[EXERCISE DETAILS]
In the listing that follows, retype every line from the first through the one containing "const yTitle = 'AUTONCEPTO SOCIAL';". Pictures are to be left out.
[start]
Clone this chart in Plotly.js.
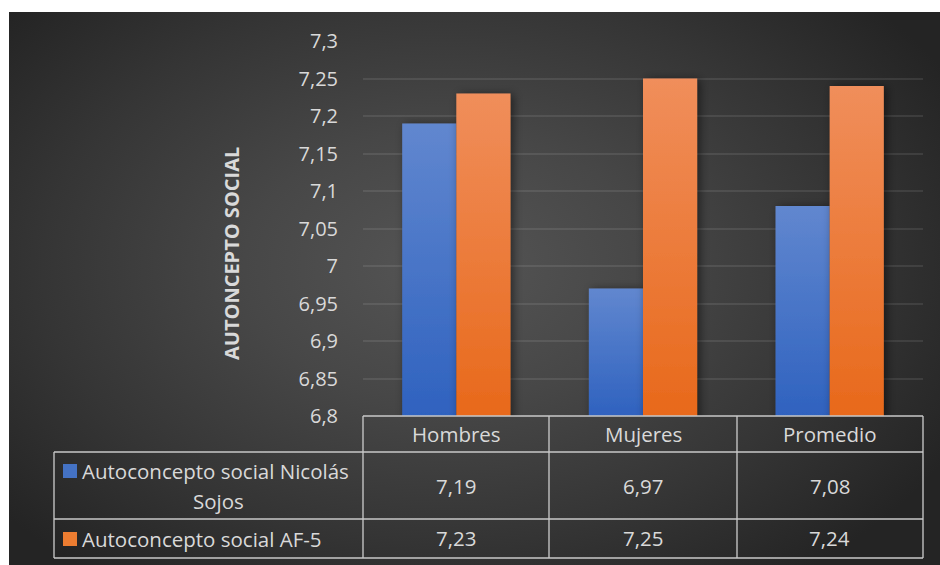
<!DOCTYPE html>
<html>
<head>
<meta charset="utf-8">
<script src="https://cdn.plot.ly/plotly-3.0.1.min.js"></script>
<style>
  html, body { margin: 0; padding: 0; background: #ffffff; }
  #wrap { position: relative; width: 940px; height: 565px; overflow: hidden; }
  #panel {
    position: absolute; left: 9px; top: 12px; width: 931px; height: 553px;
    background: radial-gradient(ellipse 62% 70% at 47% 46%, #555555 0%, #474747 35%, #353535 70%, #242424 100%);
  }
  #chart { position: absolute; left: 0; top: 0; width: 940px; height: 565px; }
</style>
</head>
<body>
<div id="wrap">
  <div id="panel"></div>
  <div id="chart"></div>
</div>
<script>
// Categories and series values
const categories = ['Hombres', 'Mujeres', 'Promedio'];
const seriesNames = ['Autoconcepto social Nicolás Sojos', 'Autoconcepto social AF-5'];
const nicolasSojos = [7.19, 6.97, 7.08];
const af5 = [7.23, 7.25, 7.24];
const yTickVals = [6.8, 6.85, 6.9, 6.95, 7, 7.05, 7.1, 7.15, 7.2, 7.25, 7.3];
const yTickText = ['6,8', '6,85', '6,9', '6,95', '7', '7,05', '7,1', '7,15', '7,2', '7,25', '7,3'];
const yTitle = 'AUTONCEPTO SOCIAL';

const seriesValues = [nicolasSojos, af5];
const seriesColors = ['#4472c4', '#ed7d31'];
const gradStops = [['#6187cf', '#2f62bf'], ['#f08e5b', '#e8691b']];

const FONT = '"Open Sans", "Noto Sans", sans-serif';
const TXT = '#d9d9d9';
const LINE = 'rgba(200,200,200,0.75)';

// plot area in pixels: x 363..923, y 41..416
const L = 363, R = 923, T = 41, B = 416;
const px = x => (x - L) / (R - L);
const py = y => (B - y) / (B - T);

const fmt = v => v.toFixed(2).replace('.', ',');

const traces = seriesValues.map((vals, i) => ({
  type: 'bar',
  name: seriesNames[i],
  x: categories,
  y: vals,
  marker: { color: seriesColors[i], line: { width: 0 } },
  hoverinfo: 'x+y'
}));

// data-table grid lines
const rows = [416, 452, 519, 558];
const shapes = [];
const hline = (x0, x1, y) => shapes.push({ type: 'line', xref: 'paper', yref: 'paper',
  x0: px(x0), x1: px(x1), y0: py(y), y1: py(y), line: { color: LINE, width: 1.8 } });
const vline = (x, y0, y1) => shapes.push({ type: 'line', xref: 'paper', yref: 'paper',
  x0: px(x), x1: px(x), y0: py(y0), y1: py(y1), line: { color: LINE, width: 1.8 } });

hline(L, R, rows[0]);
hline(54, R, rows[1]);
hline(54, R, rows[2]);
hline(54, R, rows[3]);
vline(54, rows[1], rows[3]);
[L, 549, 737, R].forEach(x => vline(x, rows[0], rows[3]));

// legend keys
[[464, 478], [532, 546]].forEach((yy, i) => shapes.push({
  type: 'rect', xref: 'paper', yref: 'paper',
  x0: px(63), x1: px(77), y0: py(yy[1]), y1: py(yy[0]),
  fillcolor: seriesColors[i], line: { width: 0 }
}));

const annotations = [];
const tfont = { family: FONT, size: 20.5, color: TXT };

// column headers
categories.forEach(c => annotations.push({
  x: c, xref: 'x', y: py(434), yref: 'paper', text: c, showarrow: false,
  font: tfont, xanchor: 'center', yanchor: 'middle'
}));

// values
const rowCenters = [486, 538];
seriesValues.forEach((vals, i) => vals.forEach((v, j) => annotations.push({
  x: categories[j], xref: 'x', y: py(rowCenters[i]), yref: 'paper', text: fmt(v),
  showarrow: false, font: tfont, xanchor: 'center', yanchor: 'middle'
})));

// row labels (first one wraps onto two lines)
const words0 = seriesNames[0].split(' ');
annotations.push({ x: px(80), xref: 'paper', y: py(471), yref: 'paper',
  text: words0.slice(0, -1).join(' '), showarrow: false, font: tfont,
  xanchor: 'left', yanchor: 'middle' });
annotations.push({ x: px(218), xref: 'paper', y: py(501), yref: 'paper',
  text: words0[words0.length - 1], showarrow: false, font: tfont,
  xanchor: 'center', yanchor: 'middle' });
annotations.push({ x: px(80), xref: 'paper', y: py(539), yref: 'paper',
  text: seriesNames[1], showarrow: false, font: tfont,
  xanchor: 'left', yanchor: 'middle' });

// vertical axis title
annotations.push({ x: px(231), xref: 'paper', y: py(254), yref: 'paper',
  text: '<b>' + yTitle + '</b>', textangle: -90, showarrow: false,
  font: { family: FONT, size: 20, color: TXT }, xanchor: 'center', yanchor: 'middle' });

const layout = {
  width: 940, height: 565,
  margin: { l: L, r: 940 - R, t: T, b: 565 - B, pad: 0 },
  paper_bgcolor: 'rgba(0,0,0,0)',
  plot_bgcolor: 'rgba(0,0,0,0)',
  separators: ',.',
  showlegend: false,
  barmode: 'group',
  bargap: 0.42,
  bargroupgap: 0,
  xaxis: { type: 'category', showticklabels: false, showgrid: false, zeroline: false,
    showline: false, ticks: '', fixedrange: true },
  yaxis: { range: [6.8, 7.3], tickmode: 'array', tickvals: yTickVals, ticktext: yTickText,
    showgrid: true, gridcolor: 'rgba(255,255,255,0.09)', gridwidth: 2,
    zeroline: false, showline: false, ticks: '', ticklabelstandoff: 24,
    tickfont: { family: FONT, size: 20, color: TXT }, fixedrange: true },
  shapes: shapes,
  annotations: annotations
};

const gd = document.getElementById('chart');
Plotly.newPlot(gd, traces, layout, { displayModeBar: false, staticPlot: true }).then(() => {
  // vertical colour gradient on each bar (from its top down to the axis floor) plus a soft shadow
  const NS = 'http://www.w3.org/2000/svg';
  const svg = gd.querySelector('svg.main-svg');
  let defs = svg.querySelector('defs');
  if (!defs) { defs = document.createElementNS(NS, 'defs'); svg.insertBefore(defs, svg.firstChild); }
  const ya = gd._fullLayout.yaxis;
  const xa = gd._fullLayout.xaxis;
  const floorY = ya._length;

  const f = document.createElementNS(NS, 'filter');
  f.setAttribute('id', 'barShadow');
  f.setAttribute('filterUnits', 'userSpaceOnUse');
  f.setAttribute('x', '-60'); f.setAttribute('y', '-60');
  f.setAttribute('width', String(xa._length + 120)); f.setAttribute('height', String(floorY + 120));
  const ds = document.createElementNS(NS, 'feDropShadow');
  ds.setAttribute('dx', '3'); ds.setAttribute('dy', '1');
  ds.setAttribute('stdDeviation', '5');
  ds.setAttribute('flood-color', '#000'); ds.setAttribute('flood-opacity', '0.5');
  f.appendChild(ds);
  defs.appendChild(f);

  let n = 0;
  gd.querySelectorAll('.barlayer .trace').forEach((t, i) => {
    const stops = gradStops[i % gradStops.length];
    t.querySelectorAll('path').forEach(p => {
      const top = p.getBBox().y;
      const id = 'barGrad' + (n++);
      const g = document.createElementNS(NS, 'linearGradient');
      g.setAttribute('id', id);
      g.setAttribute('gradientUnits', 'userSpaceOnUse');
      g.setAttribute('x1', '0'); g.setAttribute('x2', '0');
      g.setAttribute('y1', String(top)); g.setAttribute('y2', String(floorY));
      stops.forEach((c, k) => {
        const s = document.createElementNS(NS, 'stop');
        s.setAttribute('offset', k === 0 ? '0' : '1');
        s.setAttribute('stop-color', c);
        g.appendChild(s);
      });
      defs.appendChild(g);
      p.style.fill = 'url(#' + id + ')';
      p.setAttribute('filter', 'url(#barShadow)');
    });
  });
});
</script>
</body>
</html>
[end]
[EXPECTED ANSWER]
Clone this chart in Plotly.js.
<!DOCTYPE html>
<html>
<head>
<meta charset="utf-8">
<script src="https://cdn.plot.ly/plotly-3.0.1.min.js"></script>
<style>
  html, body { margin: 0; padding: 0; background: #ffffff; }
  #wrap { position: relative; width: 940px; height: 565px; overflow: hidden; }
  #panel {
    position: absolute; left: 9px; top: 12px; width: 931px; height: 553px;
    background: radial-gradient(ellipse 62% 70% at 47% 46%, #555555 0%, #474747 35%, #353535 70%, #242424 100%);
  }
  #chart { position: absolute; left: 0; top: 0; width: 940px; height: 565px; }
</style>
</head>
<body>
<div id="wrap">
  <div id="panel"></div>
  <div id="chart"></div>
</div>
<script>
// Categories and series values
const categories = ['Hombres', 'Mujeres', 'Promedio'];
const seriesNames = ['Autoconcepto social Nicolás Sojos', 'Autoconcepto social AF-5'];
const nicolasSojos = [7.19, 6.97, 7.08];
const af5 = [7.23, 7.25, 7.24];
const yTickVals = [6.8, 6.85, 6.9, 6.95, 7, 7.05, 7.1, 7.15, 7.2, 7.25, 7.3];
const yTickText = ['6,8', '6,85', '6,9', '6,95', '7', '7,05', '7,1', '7,15', '7,2', '7,25', '7,3'];
const yTitle = 'AUTONCEPTO SOCIAL';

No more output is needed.